On September 14, 2001, Congress passed an “Authorization for Use of Military Force” against “those nations, organizations or persons [the president] determines planned, authorized, committed or aided the terrorist attacks.” The coming American war against the Taliban was backed by the world; two days earlier the UN Security Council had passed an unusually forceful and unambiguous resolution “to combat by all means … terrorist acts.” On the same day NATO invoked Article 5 for the first time in its history, which meant that the nineteen member states of the alliance considered the 9/11 attacks as an attack against all of them, to be responded to with force. (Interestingly, major Muslim clerics did not declare that the subsequent American war in Afghanistan necessitated a “defensive jihad,” as had happened after the Soviets invaded the country in 1979.)
Bin Laden disastrously misjudged the possible American responses to the 9/11 attacks, which he believed would take one of two forms: an eventual retreat from the Middle East along the lines of the U.S. pullout from Somalia in 1993, or another ineffectual round of cruise missile attacks similar to those that followed al-Qaeda’s bombings of the two American embassies in Africa in 1998. Of course, neither of these two scenarios happened. The U.S. campaign against the Taliban was conducted with massive American airpower, tens of thousands of Northern Alliance forces, allied with some three hundred U.S. Special Forces soldiers working with 110 CIA officers.

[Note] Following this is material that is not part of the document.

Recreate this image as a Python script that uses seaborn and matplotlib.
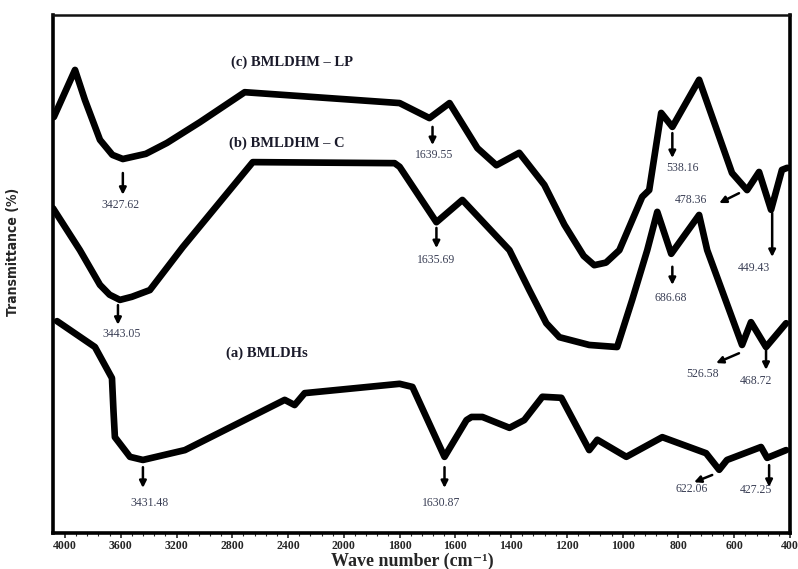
import numpy as np
import pandas as pd
import seaborn as sns
import matplotlib.pyplot as plt
from matplotlib.ticker import FixedLocator, NullFormatter

# spectra (wavenumber cm-1, transmittance arb.)
c_wn = [4080, 3928, 3857, 3749, 3660, 3585, 3420, 3269, 3033, 2711, 1800, 1693, 1621, 1521, 1453,
        1371, 1281, 1209, 1140, 1102, 1060, 1012, 930, 905, 862, 822, 726, 608, 554, 511, 468,
        429, 410]
c_t = [80.3, 89.4, 83.6, 75.9, 73.0, 72.2, 73.2, 75.3, 79.3, 85.1, 83.0, 80.1, 83.0, 74.3, 71.0,
       73.4, 67.2, 59.5, 53.5, 51.7, 52.2, 54.6, 64.9, 66.2, 81.1, 78.4, 87.5, 69.5, 66.2, 69.7,
       62.4, 70.1, 70.5]

b_wn = [4086, 3893, 3749, 3680, 3606, 3520, 3391, 3155, 2653, 1818, 1800, 1668, 1575, 1406,
        1335, 1274, 1227, 1120, 1020, 966, 912, 876, 826, 726, 697, 572, 540, 486, 414]
b_t = [62.7, 54.6, 47.9, 46.0, 45.0, 45.6, 46.9, 55.2, 71.6, 71.4, 70.7, 60.0, 64.3, 54.6,
       46.9, 40.5, 37.8, 36.3, 35.9, 45.0, 54.6, 62.0, 53.9, 61.4, 54.6, 36.3, 40.7, 35.9, 40.5]

a_wn = [4057, 3785, 3663, 3652, 3642, 3534, 3441, 3140, 2424, 2353, 2281, 1800, 1754, 1639,
        1560, 1542, 1503, 1406, 1353, 1288, 1220, 1120, 1091, 987, 858, 701, 654, 626, 504,
        482, 414]
a_t = [40.9, 35.9, 29.9, 23.5, 18.5, 14.7, 14.1, 16.0, 25.7, 24.7, 27.0, 28.8, 28.2, 14.7,
       21.8, 22.4, 22.4, 20.3, 21.8, 26.3, 26.1, 16.0, 18.0, 14.7, 18.5, 15.4, 12.2, 14.1, 16.6,
       14.5, 16.0]

# sample names
names = ["(c) BMLDHM \u2013 LP", "(b) BMLDHM \u2013 C", "(a) BMLDHs"]
name_xy = [(2374, 90.9), (2410, 75.3), (2553, 34.7)]

# peak labels with straight-down arrows: text, arrow x, arrow top, arrow bottom, text x, text y
down_peaks = [
    ("3427.62", 3585, 69.5, 65.3, 3599, 63.3),
    ("1639.55", 1682, 78.4, 74.9, 1675, 73.0),
    ("538.16", 822, 77.2, 72.4, 787, 70.5),
    ("449.43", 464, 61.8, 53.3, 529, 51.2),
    ("3443.05", 3620, 44.0, 40.2, 3592, 38.4),
    ("1635.69", 1668, 58.9, 55.0, 1668, 52.7),
    ("686.68", 822, 51.4, 47.9, 826, 45.4),
    ("468.72", 486, 35.3, 31.5, 521, 29.3),
    ("3431.48", 3441, 12.7, 8.7, 3391, 5.8),
    ("1630.87", 1639, 12.7, 8.7, 1650, 5.8),
    ("427.25", 475, 13.1, 8.9, 521, 8.3),
]
# peak labels with slanted arrows: text, tail x, tail y, head x, head y, text x, text y
side_peaks = [
    ("478.36", 583, 65.6, 654, 63.7, 754, 64.3),
    ("526.58", 583, 34.7, 665, 32.8, 715, 30.7),
    ("622.06", 679, 11.2, 744, 9.8, 751, 8.5),
]

major_ticks = [4000, 3600, 3200, 2800, 2400, 2000, 1800, 1600, 1400, 1200, 1000, 800, 600, 400]


def fwd(x):
    x = np.asarray(x, dtype=float)
    return np.where(x > 2000, 2000 + (x - 2000) / 2, x)


def inv(t):
    t = np.asarray(t, dtype=float)
    return np.where(t > 2000, 2000 + 2 * (t - 2000), t)


sns.set_style("white")
fig = plt.figure(figsize=(7.98, 5.69), dpi=100)
ax = fig.add_axes([0.0664, 0.0633, 0.9236, 0.9103])

for wn, tr in [(c_wn, c_t), (b_wn, b_t), (a_wn, a_t)]:
    df = pd.DataFrame({"wn": wn, "T": tr})
    sns.lineplot(data=df, x="wn", y="T", ax=ax, color="black", linewidth=4.8,
                 sort=False, estimator=None, solid_joinstyle="round", solid_capstyle="round")

ax.set_xscale("function", functions=(fwd, inv))
ax.set_xlim(4086, 400)
ax.set_ylim(0, 100)

serif = ["Liberation Serif", "DejaVu Serif"]
for txt, (x, y) in zip(names, name_xy):
    ax.text(x, y, txt, ha="center", va="center", fontsize=10.5, fontweight="bold",
            family=serif, color="#1a1a2a")

ann_color = "#3a3f55"
for txt, ax_x, y0, y1, tx, ty in down_peaks:
    ax.annotate("", xy=(ax_x, y1), xytext=(ax_x, y0),
                arrowprops=dict(arrowstyle="-|>", color="black", lw=1.8,
                                mutation_scale=10, shrinkA=0, shrinkB=0))
    ax.text(tx, ty, txt, ha="center", va="center", fontsize=8.5, family=serif, color=ann_color)

for txt, x0, y0, x1, y1, tx, ty in side_peaks:
    ax.annotate("", xy=(x1, y1), xytext=(x0, y0),
                arrowprops=dict(arrowstyle="-|>", color="black", lw=1.8,
                                mutation_scale=10, shrinkA=0, shrinkB=0))
    ax.text(tx, ty, txt, ha="center", va="center", fontsize=8.5, family=serif, color=ann_color)

# axes styling
ax.xaxis.set_major_locator(FixedLocator(major_ticks))
ax.set_xticklabels([str(v) for v in major_ticks])
minor = list(np.arange(4000, 2000, -80)) + list(np.arange(2000, 399, -40))
ax.xaxis.set_minor_locator(FixedLocator(minor))
ax.xaxis.set_minor_formatter(NullFormatter())
ax.tick_params(axis="x", which="major", direction="out", length=3.5, width=1.2, pad=1.5,
               bottom=True, labelsize=8.5)
ax.tick_params(axis="x", which="minor", direction="out", length=2.5, width=0.8, bottom=True)
for lab in ax.get_xticklabels():
    lab.set_fontweight("bold")
    lab.set_family(serif)
ax.set_yticks([])

for side in ["left", "bottom", "right"]:
    ax.spines[side].set_linewidth(2.6)
    ax.spines[side].set_color("black")
ax.spines["top"].set_linewidth(1.8)
ax.spines["top"].set_color("#111111")

ax.set_xlabel("Wave number (cm\u207b\u00b9)", fontsize=13, fontweight="bold", family=serif)
ax.xaxis.set_label_coords(0.488, -0.038)
ax.set_ylabel("Transmittance (%)", fontsize=10, fontweight="bold",
              family=["DejaVu Sans"], fontstretch="condensed")
ax.yaxis.set_label_coords(-0.045, 0.542)

plt.savefig("out.png", dpi=100)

The first Americans into Afghanistan, Gary Schroen’s seven-man CIA team, code-named JAWBREAKER, touched down on the afternoon of September 26. Two weeks later, on October 7, the American bombing campaign against the Taliban began. As it did, bin Laden made a surprise appearance in a videotape shown around the world. It was the first time he had been seen publicly since the 9/11 attacks. In an uncharacteristically brief statement, the al-Qaeda leader, dressed in a camouflage jacket with a submachine gun propped at his side, said that the attacks were revenge for the long-standing Western humiliation of the Muslim world, consistently his most important theme.